TASK STATEMENT:
Locate each line holding the string "matplotlib" and copy it.

---- RECORDED DATA

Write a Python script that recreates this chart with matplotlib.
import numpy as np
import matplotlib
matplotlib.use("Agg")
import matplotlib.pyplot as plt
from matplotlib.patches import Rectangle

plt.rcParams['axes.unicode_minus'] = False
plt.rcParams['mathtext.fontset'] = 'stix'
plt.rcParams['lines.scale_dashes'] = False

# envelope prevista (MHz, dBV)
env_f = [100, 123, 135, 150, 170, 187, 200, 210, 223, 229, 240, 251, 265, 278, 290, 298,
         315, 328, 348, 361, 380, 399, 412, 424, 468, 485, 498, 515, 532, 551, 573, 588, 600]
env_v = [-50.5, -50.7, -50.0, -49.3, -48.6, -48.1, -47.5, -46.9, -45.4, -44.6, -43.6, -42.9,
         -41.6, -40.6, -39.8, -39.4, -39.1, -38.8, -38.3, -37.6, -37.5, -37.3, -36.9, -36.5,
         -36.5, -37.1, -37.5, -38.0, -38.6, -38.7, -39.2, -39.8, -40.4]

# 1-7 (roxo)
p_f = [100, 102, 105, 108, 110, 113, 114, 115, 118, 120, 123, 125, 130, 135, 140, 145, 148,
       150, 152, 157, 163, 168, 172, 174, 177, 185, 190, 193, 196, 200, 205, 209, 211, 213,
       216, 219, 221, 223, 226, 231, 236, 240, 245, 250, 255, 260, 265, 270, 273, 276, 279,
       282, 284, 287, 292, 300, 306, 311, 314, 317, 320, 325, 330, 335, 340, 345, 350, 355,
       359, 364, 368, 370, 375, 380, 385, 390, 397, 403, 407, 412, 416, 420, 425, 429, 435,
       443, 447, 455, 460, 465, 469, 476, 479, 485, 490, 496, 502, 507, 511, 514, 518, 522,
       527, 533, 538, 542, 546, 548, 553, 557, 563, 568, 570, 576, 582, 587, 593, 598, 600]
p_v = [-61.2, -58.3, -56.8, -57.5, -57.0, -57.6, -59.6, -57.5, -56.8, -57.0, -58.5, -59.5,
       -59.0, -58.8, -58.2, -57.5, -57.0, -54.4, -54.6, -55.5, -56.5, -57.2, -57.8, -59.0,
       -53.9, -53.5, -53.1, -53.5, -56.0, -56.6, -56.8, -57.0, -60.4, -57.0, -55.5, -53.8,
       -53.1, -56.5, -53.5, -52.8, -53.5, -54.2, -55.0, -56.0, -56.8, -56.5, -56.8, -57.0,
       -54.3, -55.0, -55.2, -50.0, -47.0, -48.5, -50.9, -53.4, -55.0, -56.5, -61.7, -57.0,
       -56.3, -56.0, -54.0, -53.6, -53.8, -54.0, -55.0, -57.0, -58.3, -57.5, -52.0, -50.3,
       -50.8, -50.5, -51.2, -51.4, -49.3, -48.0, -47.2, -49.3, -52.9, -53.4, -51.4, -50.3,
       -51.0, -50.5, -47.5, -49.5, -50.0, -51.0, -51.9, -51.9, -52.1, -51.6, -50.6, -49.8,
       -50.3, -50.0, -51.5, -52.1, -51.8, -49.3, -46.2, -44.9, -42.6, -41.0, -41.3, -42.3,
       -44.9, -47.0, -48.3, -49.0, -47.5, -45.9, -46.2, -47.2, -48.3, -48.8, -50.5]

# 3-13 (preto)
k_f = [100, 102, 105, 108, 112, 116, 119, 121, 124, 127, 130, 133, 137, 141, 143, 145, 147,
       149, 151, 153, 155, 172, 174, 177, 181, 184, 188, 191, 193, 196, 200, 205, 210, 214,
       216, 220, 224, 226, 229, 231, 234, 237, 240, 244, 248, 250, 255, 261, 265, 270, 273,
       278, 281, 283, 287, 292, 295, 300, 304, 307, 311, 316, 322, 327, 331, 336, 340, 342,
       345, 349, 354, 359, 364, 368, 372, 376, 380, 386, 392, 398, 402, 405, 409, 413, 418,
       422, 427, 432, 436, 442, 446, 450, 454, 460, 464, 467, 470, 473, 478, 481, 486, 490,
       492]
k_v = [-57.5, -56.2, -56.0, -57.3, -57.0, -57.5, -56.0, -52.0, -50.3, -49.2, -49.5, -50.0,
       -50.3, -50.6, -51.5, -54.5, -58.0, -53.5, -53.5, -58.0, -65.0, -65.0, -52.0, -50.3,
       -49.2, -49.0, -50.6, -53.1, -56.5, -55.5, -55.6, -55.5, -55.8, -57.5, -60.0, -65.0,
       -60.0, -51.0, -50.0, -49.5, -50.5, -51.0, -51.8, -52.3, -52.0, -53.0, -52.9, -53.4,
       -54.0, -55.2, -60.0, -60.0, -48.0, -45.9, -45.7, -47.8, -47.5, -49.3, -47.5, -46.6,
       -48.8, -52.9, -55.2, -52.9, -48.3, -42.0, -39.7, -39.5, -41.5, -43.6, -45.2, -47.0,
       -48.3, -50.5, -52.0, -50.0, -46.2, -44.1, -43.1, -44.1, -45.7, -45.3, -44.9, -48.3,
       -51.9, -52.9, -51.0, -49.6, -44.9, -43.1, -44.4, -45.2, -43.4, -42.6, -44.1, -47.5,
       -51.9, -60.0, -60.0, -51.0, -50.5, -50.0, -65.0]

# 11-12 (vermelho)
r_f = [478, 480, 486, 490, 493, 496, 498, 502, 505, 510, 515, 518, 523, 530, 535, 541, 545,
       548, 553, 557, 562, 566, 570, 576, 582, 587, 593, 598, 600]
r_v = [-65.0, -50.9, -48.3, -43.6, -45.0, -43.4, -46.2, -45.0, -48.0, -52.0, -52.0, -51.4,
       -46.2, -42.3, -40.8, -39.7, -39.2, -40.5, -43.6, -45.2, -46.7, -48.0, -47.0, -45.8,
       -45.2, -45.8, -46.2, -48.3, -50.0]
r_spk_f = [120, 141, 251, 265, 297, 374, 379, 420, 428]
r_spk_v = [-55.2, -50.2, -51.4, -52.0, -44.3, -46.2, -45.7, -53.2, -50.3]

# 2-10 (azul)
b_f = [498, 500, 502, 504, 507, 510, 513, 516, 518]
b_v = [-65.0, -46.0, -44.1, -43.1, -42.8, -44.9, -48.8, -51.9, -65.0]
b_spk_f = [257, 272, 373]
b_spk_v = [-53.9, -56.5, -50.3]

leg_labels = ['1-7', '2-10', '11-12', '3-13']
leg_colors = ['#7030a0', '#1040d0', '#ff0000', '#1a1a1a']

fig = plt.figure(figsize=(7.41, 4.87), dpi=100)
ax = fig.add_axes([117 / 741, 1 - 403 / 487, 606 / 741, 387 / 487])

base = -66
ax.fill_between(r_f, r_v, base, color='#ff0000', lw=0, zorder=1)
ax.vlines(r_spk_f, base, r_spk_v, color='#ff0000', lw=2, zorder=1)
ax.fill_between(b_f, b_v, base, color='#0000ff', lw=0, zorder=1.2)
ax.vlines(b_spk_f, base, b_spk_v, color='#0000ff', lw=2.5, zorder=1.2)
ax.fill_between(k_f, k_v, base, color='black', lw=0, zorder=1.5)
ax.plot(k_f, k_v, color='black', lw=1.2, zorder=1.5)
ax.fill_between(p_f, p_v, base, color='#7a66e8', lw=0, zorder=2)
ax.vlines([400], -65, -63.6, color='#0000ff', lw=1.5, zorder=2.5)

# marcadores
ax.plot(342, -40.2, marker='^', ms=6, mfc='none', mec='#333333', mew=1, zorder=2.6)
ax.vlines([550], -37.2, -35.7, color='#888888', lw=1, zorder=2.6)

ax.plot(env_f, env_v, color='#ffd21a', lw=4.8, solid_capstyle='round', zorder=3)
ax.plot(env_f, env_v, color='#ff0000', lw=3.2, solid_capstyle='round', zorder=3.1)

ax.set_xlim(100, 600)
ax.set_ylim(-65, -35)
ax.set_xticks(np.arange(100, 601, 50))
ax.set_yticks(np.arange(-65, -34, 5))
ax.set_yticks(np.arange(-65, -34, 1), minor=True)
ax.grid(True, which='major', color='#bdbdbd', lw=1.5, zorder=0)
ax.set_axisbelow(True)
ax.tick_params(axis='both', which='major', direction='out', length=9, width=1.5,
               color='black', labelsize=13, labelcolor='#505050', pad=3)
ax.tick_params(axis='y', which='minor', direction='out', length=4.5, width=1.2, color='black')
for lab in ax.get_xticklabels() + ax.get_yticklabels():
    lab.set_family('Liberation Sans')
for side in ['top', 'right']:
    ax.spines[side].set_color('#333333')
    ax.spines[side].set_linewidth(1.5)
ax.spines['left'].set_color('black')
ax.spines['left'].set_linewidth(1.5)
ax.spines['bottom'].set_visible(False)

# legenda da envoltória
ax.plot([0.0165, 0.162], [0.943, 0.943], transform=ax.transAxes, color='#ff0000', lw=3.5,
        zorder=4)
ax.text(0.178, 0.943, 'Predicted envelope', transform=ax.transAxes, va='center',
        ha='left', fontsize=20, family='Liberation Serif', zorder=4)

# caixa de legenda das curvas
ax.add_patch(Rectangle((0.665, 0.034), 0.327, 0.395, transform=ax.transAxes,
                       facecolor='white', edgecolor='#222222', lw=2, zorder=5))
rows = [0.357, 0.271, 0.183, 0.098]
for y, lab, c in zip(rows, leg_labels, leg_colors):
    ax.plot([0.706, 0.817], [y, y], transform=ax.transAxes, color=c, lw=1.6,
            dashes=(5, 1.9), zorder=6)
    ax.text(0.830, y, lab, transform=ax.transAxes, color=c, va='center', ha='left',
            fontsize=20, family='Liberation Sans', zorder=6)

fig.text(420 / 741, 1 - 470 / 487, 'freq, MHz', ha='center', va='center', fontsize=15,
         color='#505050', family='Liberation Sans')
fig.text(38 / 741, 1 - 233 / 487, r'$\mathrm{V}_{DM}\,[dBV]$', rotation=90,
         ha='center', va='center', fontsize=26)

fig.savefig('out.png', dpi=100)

--------

TASK OUTPUT:
Write a Python script that recreates this chart with matplotlib.
import matplotlib
matplotlib.use("Agg")
import matplotlib.pyplot as plt
from matplotlib.patches import Rectangle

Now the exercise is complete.